I’m exploring whether Ray is a good fit for the following large-scale GPU inference setup, and would appreciate guidance or validation.
High-Level Requirements:
- I have billions of small files stored in S3.
- I want to run inference using a model that fits on any single GPU.
- Assume the Ray cluster runs on Kubernetes with heterogeneous GPUs (e.g., A100, T4, V100), including spot instances — so pods may disappear anytime.
I want to maximize GPU utilization by: - Dynamically assigning file batches to any available GPU.
- Using larger batches for faster GPUs, and smaller ones for slower GPUs.
- Automatically feeding more data as soon as a GPU finishes a batch.
- Ensuring fault tolerance in case a pod dies midway (no duplicates or lost batches).
My Question:
Let’s say I’ve done benchmarking in advance and know approximately how many files or batches each GPU type (e.g., A100 vs T4) can handle efficiently. Given this:
Can Ray:
- Dynamically push work to whichever pod/GPU becomes available — without pre-assigning static partitions?

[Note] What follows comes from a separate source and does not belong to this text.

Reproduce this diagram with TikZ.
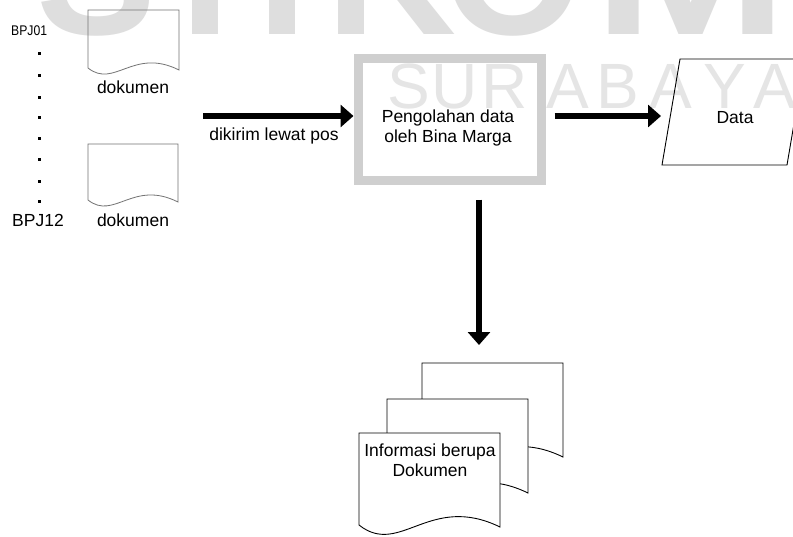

- Use the available resource metadata (e.g., GPU type or speed) to adjust batch sizes or workload dynamically?
- Handle fault-tolerant task re-execution if a pod (e.g., spot instance) is interrupted mid-processing?
- Integrate with an orchestrator (like Airflow or Argo) to manage this whole setup in a multi-stage pipeline?
Thanks in advance — looking to validate this before investing further into implementation!